Records for this task -
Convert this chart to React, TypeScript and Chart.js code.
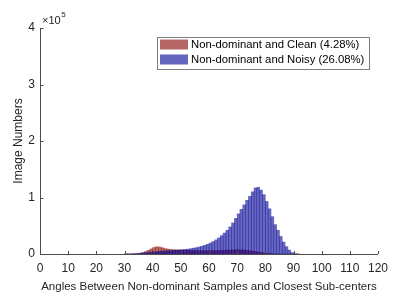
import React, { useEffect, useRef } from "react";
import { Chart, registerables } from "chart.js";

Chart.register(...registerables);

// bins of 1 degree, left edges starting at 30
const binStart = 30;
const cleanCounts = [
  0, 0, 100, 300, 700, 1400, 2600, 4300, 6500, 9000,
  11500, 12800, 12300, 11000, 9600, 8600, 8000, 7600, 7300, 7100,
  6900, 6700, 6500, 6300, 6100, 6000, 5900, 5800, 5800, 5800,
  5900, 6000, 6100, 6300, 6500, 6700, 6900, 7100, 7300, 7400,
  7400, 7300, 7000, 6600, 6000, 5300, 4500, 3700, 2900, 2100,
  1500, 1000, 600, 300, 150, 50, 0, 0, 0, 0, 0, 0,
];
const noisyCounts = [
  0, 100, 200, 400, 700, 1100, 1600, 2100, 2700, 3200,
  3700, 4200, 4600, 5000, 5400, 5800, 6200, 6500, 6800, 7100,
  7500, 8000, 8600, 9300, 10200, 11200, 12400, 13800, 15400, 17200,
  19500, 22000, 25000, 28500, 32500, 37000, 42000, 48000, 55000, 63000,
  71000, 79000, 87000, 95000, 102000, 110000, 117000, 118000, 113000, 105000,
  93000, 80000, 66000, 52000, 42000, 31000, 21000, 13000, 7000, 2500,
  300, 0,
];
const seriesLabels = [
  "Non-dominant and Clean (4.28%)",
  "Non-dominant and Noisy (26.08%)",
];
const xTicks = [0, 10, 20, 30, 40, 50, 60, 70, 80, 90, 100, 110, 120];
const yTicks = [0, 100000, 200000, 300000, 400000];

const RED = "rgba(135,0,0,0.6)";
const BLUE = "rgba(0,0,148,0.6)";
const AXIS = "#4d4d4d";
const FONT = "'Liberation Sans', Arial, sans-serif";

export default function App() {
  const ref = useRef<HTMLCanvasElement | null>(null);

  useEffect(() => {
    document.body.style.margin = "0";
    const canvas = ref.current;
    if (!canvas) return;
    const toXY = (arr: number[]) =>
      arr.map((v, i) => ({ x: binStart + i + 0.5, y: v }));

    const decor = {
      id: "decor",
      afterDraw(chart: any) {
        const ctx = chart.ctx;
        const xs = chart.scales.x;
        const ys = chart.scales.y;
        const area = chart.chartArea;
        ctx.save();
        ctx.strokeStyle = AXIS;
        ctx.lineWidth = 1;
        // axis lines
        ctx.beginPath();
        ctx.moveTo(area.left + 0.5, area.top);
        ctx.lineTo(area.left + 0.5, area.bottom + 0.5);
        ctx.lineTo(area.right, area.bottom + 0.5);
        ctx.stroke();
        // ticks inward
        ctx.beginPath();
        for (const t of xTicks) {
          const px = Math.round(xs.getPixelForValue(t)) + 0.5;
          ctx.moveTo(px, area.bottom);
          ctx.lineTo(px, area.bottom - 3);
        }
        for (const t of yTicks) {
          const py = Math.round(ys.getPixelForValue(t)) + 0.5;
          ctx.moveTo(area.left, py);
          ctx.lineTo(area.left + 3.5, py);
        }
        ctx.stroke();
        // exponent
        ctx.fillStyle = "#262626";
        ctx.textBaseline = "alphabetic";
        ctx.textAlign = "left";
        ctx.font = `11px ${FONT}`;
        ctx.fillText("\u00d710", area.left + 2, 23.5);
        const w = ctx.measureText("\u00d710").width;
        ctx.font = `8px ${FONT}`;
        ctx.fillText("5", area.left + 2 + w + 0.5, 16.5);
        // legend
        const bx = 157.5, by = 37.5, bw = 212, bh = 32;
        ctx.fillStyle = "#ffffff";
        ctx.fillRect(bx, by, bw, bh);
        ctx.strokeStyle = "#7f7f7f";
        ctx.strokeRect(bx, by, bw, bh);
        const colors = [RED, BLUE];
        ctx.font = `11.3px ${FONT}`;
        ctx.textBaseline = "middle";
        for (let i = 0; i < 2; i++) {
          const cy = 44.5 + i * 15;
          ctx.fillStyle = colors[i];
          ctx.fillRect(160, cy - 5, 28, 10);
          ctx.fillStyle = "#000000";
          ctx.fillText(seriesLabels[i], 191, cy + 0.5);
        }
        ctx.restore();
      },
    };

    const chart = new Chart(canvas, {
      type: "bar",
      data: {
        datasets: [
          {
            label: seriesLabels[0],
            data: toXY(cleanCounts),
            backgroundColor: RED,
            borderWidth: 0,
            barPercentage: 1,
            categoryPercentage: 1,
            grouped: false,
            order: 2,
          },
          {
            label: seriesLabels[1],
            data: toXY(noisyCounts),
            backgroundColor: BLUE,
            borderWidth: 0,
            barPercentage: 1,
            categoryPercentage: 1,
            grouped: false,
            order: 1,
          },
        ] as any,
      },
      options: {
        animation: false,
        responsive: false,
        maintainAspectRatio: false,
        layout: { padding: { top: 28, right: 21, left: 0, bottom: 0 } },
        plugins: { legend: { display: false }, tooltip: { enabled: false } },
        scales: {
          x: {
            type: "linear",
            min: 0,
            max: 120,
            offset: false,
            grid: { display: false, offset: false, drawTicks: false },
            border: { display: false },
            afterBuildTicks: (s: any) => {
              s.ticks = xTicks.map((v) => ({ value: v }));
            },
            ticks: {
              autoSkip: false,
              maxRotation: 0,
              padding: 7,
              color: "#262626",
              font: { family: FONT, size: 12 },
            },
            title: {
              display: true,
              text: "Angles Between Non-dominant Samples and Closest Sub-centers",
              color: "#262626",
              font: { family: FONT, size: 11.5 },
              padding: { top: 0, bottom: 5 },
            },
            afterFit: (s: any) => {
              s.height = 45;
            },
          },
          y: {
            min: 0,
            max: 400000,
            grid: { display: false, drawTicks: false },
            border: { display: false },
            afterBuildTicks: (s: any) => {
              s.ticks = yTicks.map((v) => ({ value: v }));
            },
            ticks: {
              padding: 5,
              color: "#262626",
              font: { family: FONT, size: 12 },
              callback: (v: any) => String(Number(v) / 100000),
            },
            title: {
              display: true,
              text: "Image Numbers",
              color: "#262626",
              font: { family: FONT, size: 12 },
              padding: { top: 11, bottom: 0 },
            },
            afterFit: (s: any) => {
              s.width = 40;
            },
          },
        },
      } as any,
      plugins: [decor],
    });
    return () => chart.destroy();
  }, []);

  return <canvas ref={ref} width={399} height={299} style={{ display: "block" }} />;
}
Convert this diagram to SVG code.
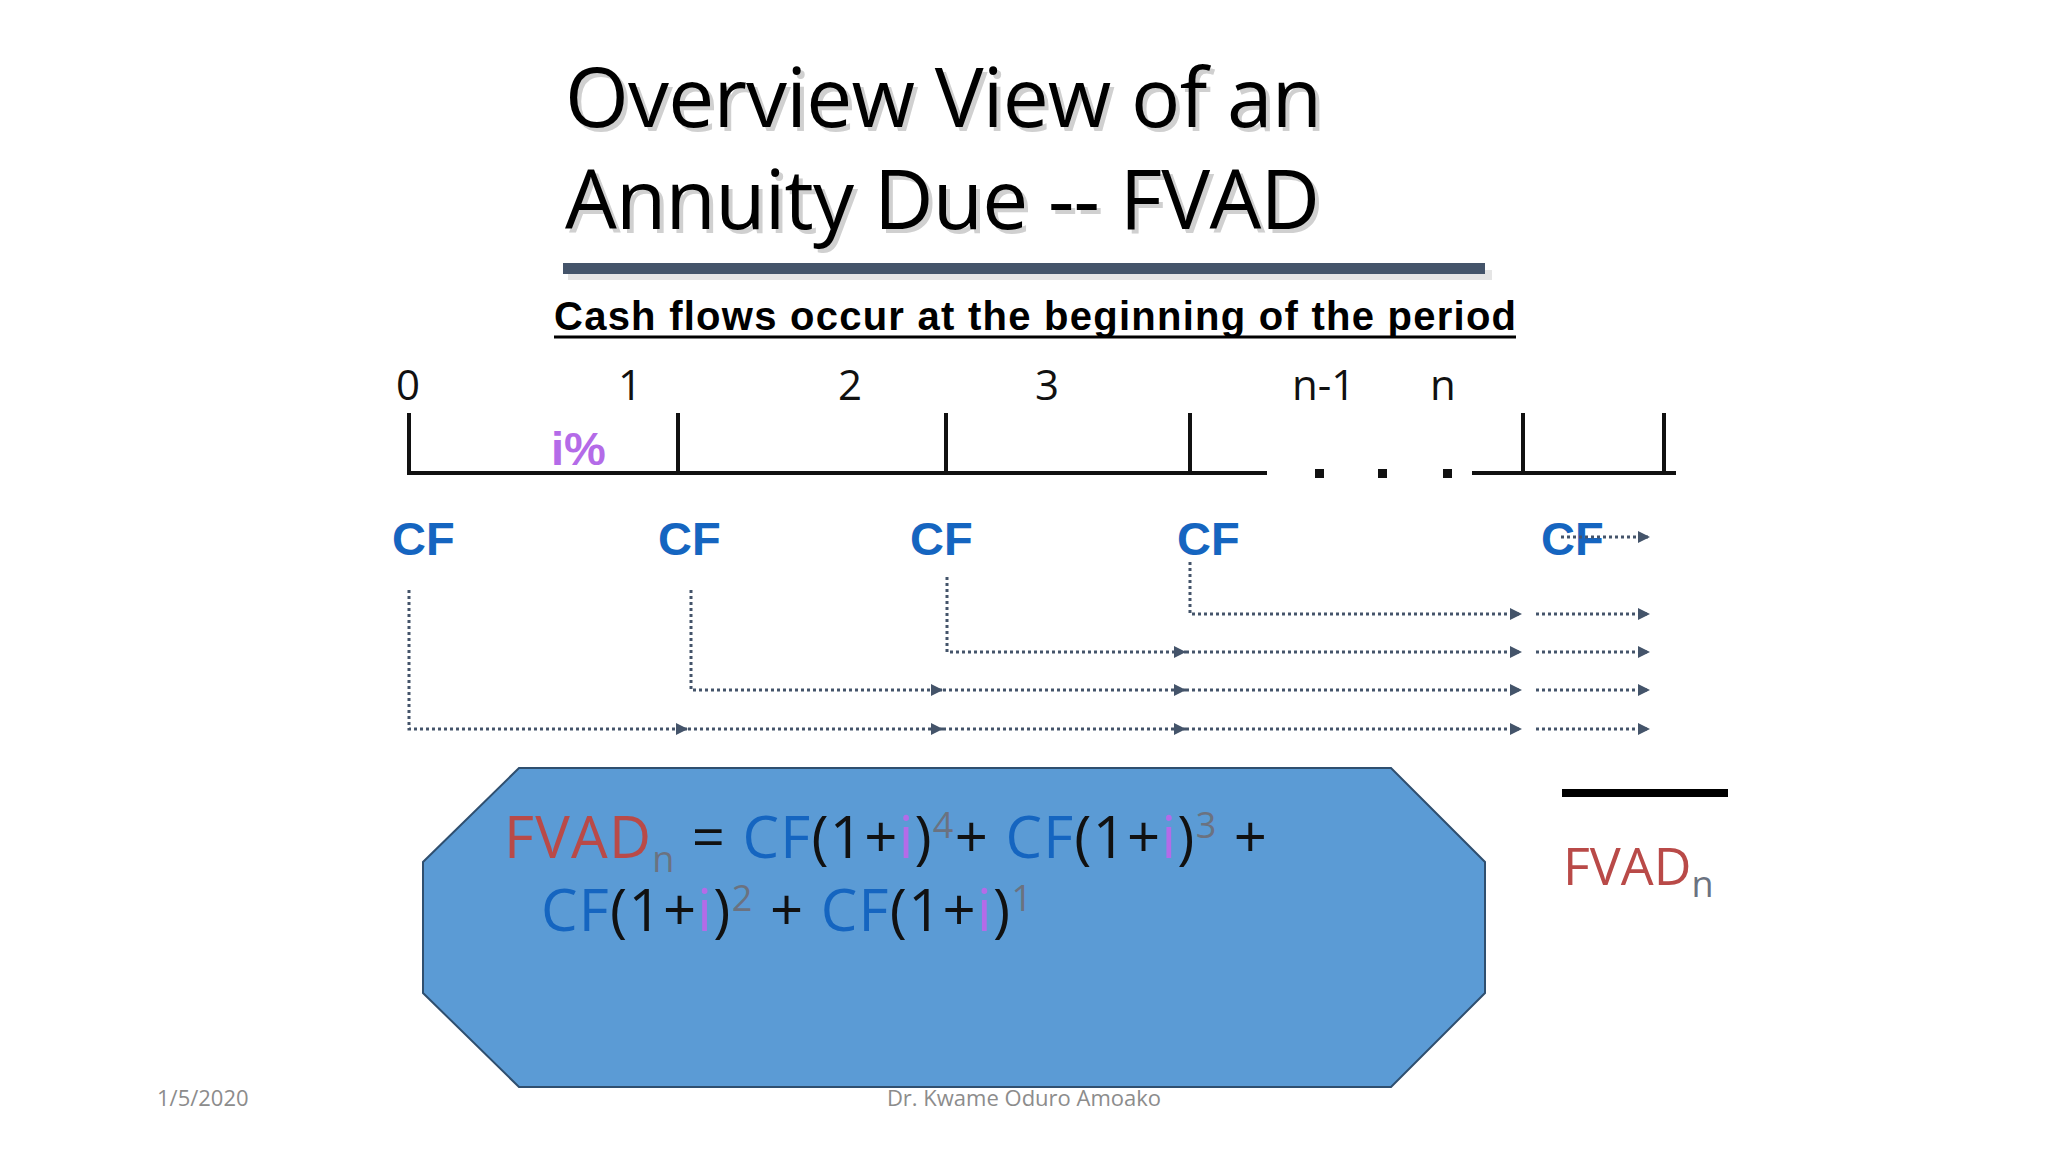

The exercise - Copy the records above exactly, from the first line through the line containing "Chart.register(...registerables);", and leave out the pictures.

Result of the task -
Convert this chart to React, TypeScript and Chart.js code.
import React, { useEffect, useRef } from "react";
import { Chart, registerables } from "chart.js";

Chart.register(...registerables);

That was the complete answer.